## Task to complete:
Write every line out verbatim and omit the pictures.

## Information supplied:
>>

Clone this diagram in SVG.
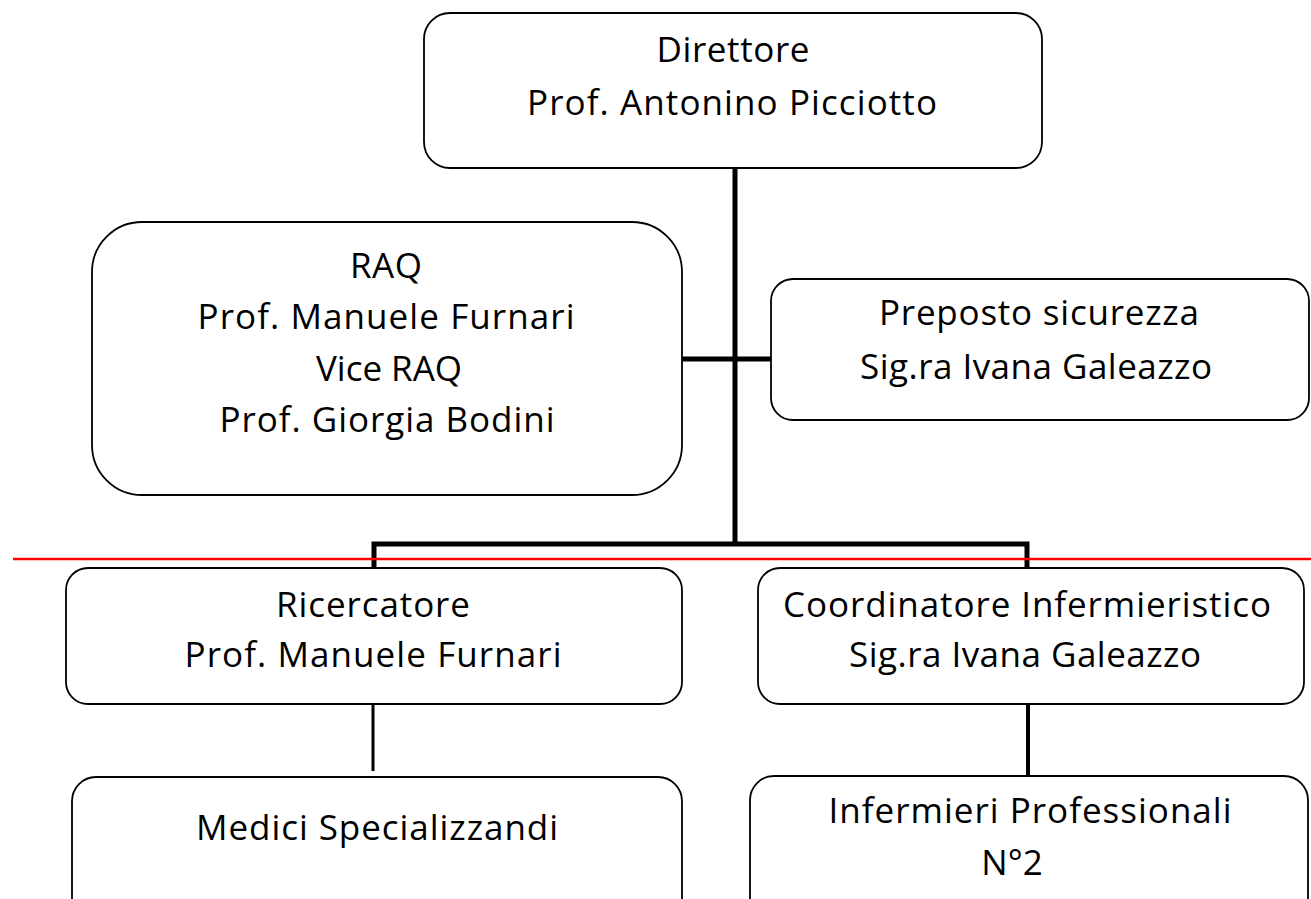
<svg xmlns="http://www.w3.org/2000/svg" width="1311" height="899" viewBox="0 0 1311 899">
<style>
.box{fill:#fff;stroke:#000;stroke-width:1.8}
.t{font-family:"Open Sans","Noto Sans",sans-serif;font-size:35px;fill:#000;text-anchor:middle}
.c{stroke:#000;fill:none}
</style>
<rect width="1311" height="899" fill="#fff"/>
<g id="connectors">
<line class="c" x1="735" y1="168" x2="735" y2="545" stroke-width="5"/>
<line class="c" x1="682" y1="359" x2="771" y2="359" stroke-width="5"/>
<polyline class="c" points="374,570 374,544 1027,544 1027,570" stroke-width="5"/>
<line class="c" x1="373" y1="704" x2="373" y2="771" stroke-width="3"/>
<line class="c" x1="1028" y1="704" x2="1028" y2="776" stroke-width="4"/>
</g>
<g id="n-direttore">
<rect class="box" x="424" y="13" width="618" height="155" rx="26"/>
<text class="t" x="733" y="62" textLength="153">Direttore</text>
<text class="t" x="732" y="115" textLength="410">Prof. Antonino Picciotto</text>
</g>
<g id="n-raq">
<rect class="box" x="92" y="222" width="590" height="273" rx="50"/>
<text class="t" x="386" y="278" textLength="72">RAQ</text>
<text class="t" x="386" y="329" textLength="377">Prof. Manuele Furnari</text>
<text class="t" x="389" y="381" textLength="146">Vice RAQ</text>
<text class="t" x="387" y="432" textLength="335">Prof. Giorgia Bodini</text>
</g>
<g id="n-preposto">
<rect class="box" x="771" y="279" width="538" height="141" rx="22"/>
<text class="t" x="1039" y="325" textLength="320">Preposto sicurezza</text>
<text class="t" x="1036" y="379" textLength="352">Sig.ra Ivana Galeazzo</text>
</g>
<g id="n-ricercatore">
<rect class="box" x="66" y="568" width="616" height="136" rx="22"/>
<text class="t" x="373" y="617" textLength="194">Ricercatore</text>
<text class="t" x="373" y="667" textLength="377">Prof. Manuele Furnari</text>
</g>
<g id="n-coordinatore">
<rect class="box" x="758" y="568" width="546" height="136" rx="22"/>
<text class="t" x="1027" y="617" textLength="488">Coordinatore Infermieristico</text>
<text class="t" x="1025" y="667" textLength="352">Sig.ra Ivana Galeazzo</text>
</g>
<g id="n-medici">
<rect class="box" x="72" y="777" width="610" height="150" rx="24"/>
<text class="t" x="377" y="840" textLength="362">Medici Specializzandi</text>
</g>
<g id="n-infermieri">
<rect class="box" x="750" y="776" width="558" height="150" rx="24"/>
<text class="t" x="1030" y="823" textLength="403">Infermieri Professionali</text>
<text class="t" x="1012" y="875">N°2</text>
</g>
<line x1="13" y1="559" x2="1311" y2="559" stroke="#ff0000" stroke-width="2.5"/>
</svg>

<<

## Result:
Clone this diagram in SVG.
<svg xmlns="http://www.w3.org/2000/svg" width="1311" height="899" viewBox="0 0 1311 899">
<style>
.box{fill:#fff;stroke:#000;stroke-width:1.8}
.t{font-family:"Open Sans","Noto Sans",sans-serif;font-size:35px;fill:#000;text-anchor:middle}
.c{stroke:#000;fill:none}
</style>
<rect width="1311" height="899" fill="#fff"/>
<g id="connectors">
<line class="c" x1="735" y1="168" x2="735" y2="545" stroke-width="5"/>
<line class="c" x1="682" y1="359" x2="771" y2="359" stroke-width="5"/>
<polyline class="c" points="374,570 374,544 1027,544 1027,570" stroke-width="5"/>
<line class="c" x1="373" y1="704" x2="373" y2="771" stroke-width="3"/>
<line class="c" x1="1028" y1="704" x2="1028" y2="776" stroke-width="4"/>
</g>
<g id="n-direttore">
<rect class="box" x="424" y="13" width="618" height="155" rx="26"/>
<text class="t" x="733" y="62" textLength="153">Direttore</text>
<text class="t" x="732" y="115" textLength="410">Prof. Antonino Picciotto</text>
</g>
<g id="n-raq">
<rect class="box" x="92" y="222" width="590" height="273" rx="50"/>
<text class="t" x="386" y="278" textLength="72">RAQ</text>
<text class="t" x="386" y="329" textLength="377">Prof. Manuele Furnari</text>
<text class="t" x="389" y="381" textLength="146">Vice RAQ</text>
<text class="t" x="387" y="432" textLength="335">Prof. Giorgia Bodini</text>
</g>
<g id="n-preposto">
<rect class="box" x="771" y="279" width="538" height="141" rx="22"/>
<text class="t" x="1039" y="325" textLength="320">Preposto sicurezza</text>
<text class="t" x="1036" y="379" textLength="352">Sig.ra Ivana Galeazzo</text>
</g>
<g id="n-ricercatore">
<rect class="box" x="66" y="568" width="616" height="136" rx="22"/>
<text class="t" x="373" y="617" textLength="194">Ricercatore</text>
<text class="t" x="373" y="667" textLength="377">Prof. Manuele Furnari</text>
</g>
<g id="n-coordinatore">
<rect class="box" x="758" y="568" width="546" height="136" rx="22"/>
<text class="t" x="1027" y="617" textLength="488">Coordinatore Infermieristico</text>
<text class="t" x="1025" y="667" textLength="352">Sig.ra Ivana Galeazzo</text>
</g>
<g id="n-medici">
<rect class="box" x="72" y="777" width="610" height="150" rx="24"/>
<text class="t" x="377" y="840" textLength="362">Medici Specializzandi</text>
</g>
<g id="n-infermieri">
<rect class="box" x="750" y="776" width="558" height="150" rx="24"/>
<text class="t" x="1030" y="823" textLength="403">Infermieri Professionali</text>
<text class="t" x="1012" y="875">N°2</text>
</g>
<line x1="13" y1="559" x2="1311" y2="559" stroke="#ff0000" stroke-width="2.5"/>
</svg>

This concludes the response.